_To be done_: Reproduce the listing below word for word, with no pictures.

_Record list_:
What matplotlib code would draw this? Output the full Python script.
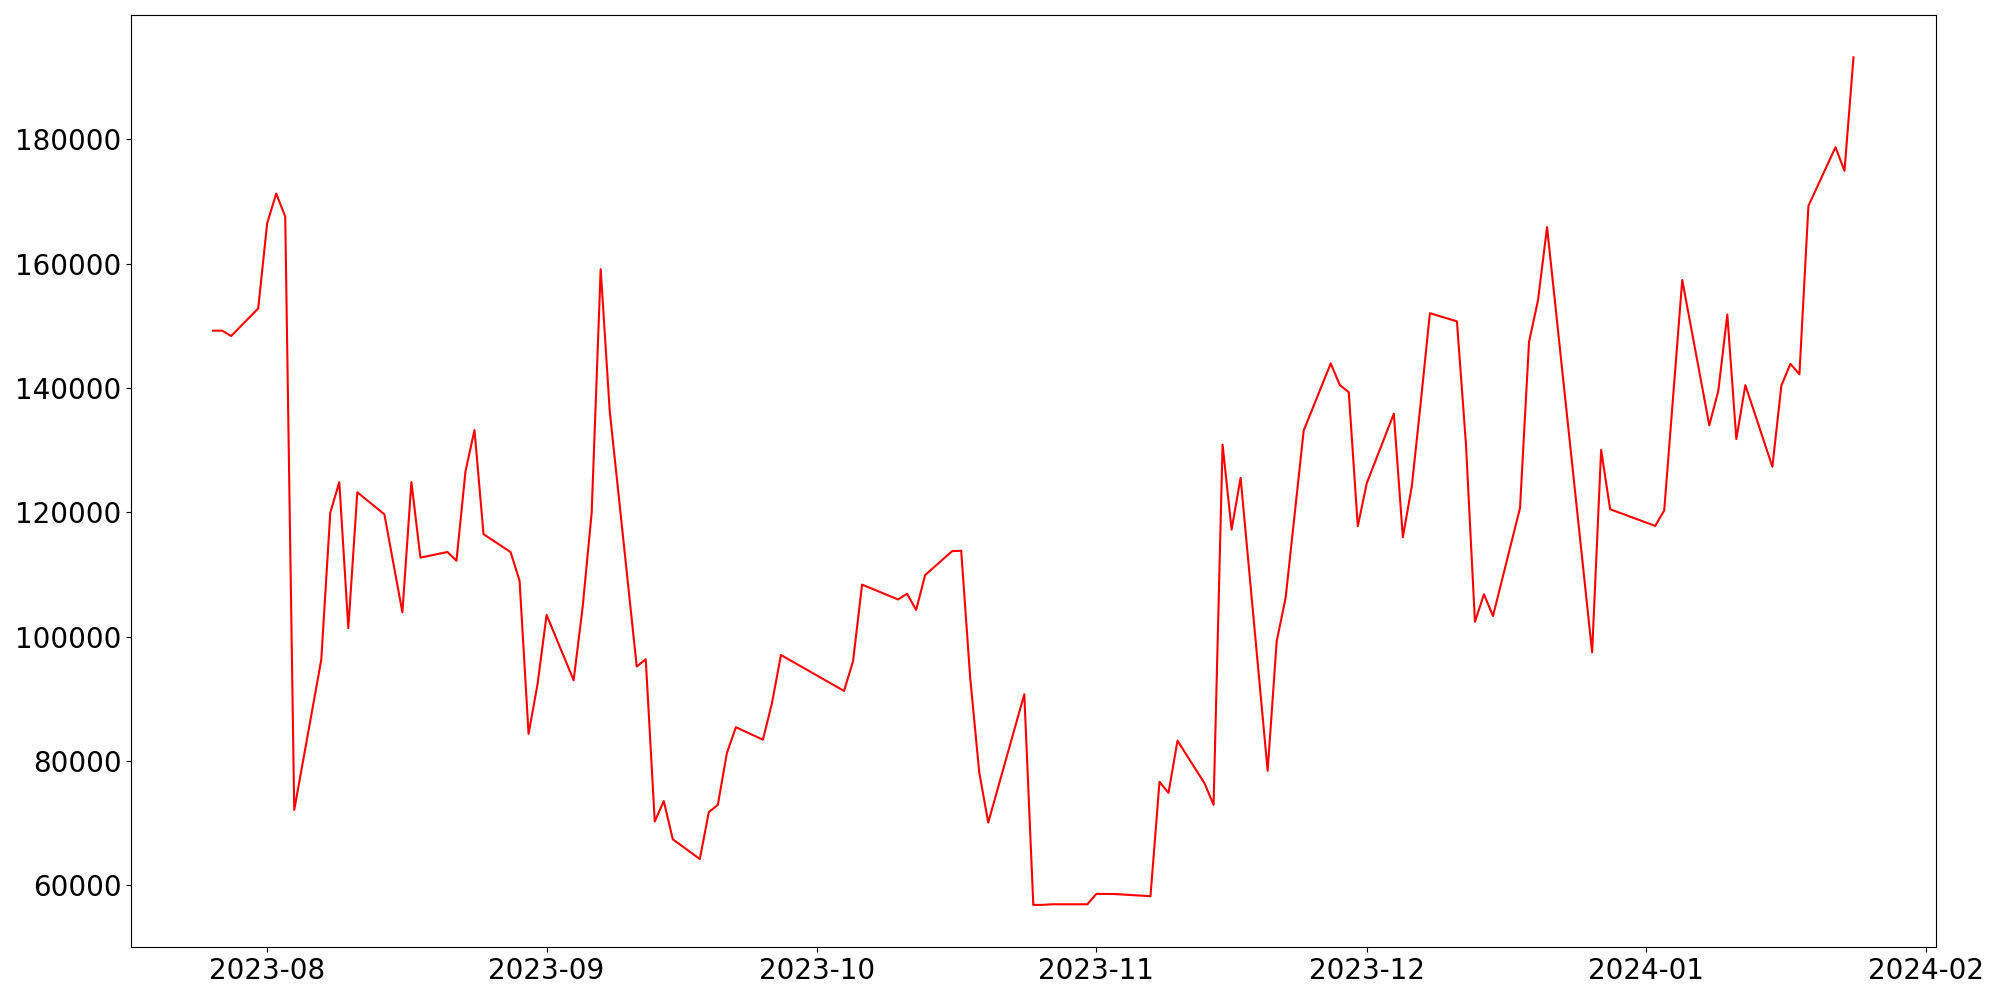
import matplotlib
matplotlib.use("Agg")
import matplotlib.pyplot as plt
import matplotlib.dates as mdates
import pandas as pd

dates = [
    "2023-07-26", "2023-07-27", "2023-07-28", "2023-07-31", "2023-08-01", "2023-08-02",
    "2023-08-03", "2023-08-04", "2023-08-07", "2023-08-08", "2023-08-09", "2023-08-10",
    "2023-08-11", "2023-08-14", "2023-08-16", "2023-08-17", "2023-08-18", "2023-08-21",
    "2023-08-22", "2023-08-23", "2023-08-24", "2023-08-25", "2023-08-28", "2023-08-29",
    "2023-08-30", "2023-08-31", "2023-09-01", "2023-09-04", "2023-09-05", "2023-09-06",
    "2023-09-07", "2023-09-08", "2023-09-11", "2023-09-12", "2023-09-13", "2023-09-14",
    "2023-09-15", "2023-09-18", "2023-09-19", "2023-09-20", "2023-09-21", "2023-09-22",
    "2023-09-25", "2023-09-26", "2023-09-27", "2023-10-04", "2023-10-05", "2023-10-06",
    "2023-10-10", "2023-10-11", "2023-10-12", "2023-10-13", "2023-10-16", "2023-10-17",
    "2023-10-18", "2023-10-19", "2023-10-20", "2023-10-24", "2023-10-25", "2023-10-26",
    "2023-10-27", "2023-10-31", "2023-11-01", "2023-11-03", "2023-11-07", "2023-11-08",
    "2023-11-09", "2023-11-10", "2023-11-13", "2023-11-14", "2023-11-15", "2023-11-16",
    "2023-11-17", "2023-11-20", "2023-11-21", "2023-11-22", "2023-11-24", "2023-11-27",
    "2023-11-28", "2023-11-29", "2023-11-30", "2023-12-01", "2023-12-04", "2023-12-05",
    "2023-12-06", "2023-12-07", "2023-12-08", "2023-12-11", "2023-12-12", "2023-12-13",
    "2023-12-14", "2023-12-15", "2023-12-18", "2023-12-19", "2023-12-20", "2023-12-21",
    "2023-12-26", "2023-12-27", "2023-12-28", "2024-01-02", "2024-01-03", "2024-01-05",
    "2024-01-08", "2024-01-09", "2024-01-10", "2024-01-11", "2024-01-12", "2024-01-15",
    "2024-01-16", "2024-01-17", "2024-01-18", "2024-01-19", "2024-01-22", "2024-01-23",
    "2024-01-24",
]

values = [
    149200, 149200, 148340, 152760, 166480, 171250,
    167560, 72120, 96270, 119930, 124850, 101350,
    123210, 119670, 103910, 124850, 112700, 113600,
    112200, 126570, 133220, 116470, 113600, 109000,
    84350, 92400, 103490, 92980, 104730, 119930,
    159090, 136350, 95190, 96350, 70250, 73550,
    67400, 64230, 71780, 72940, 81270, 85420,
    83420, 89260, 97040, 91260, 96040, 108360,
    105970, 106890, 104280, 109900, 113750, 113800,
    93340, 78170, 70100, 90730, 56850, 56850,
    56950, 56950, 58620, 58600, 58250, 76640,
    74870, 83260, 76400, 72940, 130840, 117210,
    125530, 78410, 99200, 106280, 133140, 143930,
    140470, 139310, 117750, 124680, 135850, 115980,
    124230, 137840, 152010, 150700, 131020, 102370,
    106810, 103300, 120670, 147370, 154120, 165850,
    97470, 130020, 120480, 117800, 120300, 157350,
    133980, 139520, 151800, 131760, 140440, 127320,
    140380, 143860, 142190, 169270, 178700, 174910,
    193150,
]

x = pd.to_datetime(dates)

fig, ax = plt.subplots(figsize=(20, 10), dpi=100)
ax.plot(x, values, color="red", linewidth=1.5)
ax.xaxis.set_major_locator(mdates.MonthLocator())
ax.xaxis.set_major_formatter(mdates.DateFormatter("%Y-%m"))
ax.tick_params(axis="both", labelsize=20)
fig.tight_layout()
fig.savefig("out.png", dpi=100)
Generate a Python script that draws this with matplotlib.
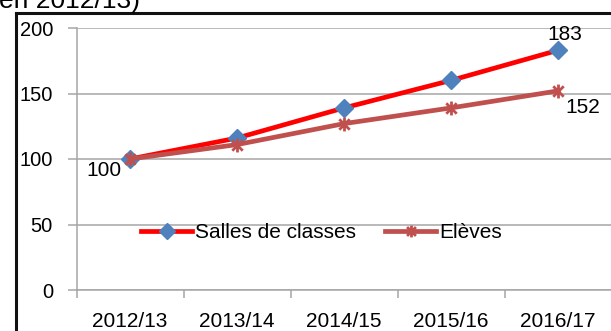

_Expected answer_:
What matplotlib code would draw this? Output the full Python script.
import matplotlib
matplotlib.use("Agg")
import matplotlib.pyplot as plt
import matplotlib.dates as mdates
import pandas as pd

dates = [
    "2023-07-26", "2023-07-27", "2023-07-28", "2023-07-31", "2023-08-01", "2023-08-02",
    "2023-08-03", "2023-08-04", "2023-08-07", "2023-08-08", "2023-08-09", "2023-08-10",
    "2023-08-11", "2023-08-14", "2023-08-16", "2023-08-17", "2023-08-18", "2023-08-21",
    "2023-08-22", "2023-08-23", "2023-08-24", "2023-08-25", "2023-08-28", "2023-08-29",
    "2023-08-30", "2023-08-31", "2023-09-01", "2023-09-04", "2023-09-05", "2023-09-06",
    "2023-09-07", "2023-09-08", "2023-09-11", "2023-09-12", "2023-09-13", "2023-09-14",
    "2023-09-15", "2023-09-18", "2023-09-19", "2023-09-20", "2023-09-21", "2023-09-22",
    "2023-09-25", "2023-09-26", "2023-09-27", "2023-10-04", "2023-10-05", "2023-10-06",
    "2023-10-10", "2023-10-11", "2023-10-12", "2023-10-13", "2023-10-16", "2023-10-17",
    "2023-10-18", "2023-10-19", "2023-10-20", "2023-10-24", "2023-10-25", "2023-10-26",
    "2023-10-27", "2023-10-31", "2023-11-01", "2023-11-03", "2023-11-07", "2023-11-08",
    "2023-11-09", "2023-11-10", "2023-11-13", "2023-11-14", "2023-11-15", "2023-11-16",
    "2023-11-17", "2023-11-20", "2023-11-21", "2023-11-22", "2023-11-24", "2023-11-27",
    "2023-11-28", "2023-11-29", "2023-11-30", "2023-12-01", "2023-12-04", "2023-12-05",
    "2023-12-06", "2023-12-07", "2023-12-08", "2023-12-11", "2023-12-12", "2023-12-13",
    "2023-12-14", "2023-12-15", "2023-12-18", "2023-12-19", "2023-12-20", "2023-12-21",
    "2023-12-26", "2023-12-27", "2023-12-28", "2024-01-02", "2024-01-03", "2024-01-05",
    "2024-01-08", "2024-01-09", "2024-01-10", "2024-01-11", "2024-01-12", "2024-01-15",
    "2024-01-16", "2024-01-17", "2024-01-18", "2024-01-19", "2024-01-22", "2024-01-23",
    "2024-01-24",
]

values = [
    149200, 149200, 148340, 152760, 166480, 171250,
    167560, 72120, 96270, 119930, 124850, 101350,
    123210, 119670, 103910, 124850, 112700, 113600,
    112200, 126570, 133220, 116470, 113600, 109000,
    84350, 92400, 103490, 92980, 104730, 119930,
    159090, 136350, 95190, 96350, 70250, 73550,
    67400, 64230, 71780, 72940, 81270, 85420,
    83420, 89260, 97040, 91260, 96040, 108360,
    105970, 106890, 104280, 109900, 113750, 113800,
    93340, 78170, 70100, 90730, 56850, 56850,
    56950, 56950, 58620, 58600, 58250, 76640,
    74870, 83260, 76400, 72940, 130840, 117210,
    125530, 78410, 99200, 106280, 133140, 143930,
    140470, 139310, 117750, 124680, 135850, 115980,
    124230, 137840, 152010, 150700, 131020, 102370,
    106810, 103300, 120670, 147370, 154120, 165850,
    97470, 130020, 120480, 117800, 120300, 157350,
    133980, 139520, 151800, 131760, 140440, 127320,
    140380, 143860, 142190, 169270, 178700, 174910,
    193150,
]

x = pd.to_datetime(dates)

fig, ax = plt.subplots(figsize=(20, 10), dpi=100)
ax.plot(x, values, color="red", linewidth=1.5)
ax.xaxis.set_major_locator(mdates.MonthLocator())
ax.xaxis.set_major_formatter(mdates.DateFormatter("%Y-%m"))
ax.tick_params(axis="both", labelsize=20)
fig.tight_layout()
fig.savefig("out.png", dpi=100)
Generate a Python script that draws this with matplotlib.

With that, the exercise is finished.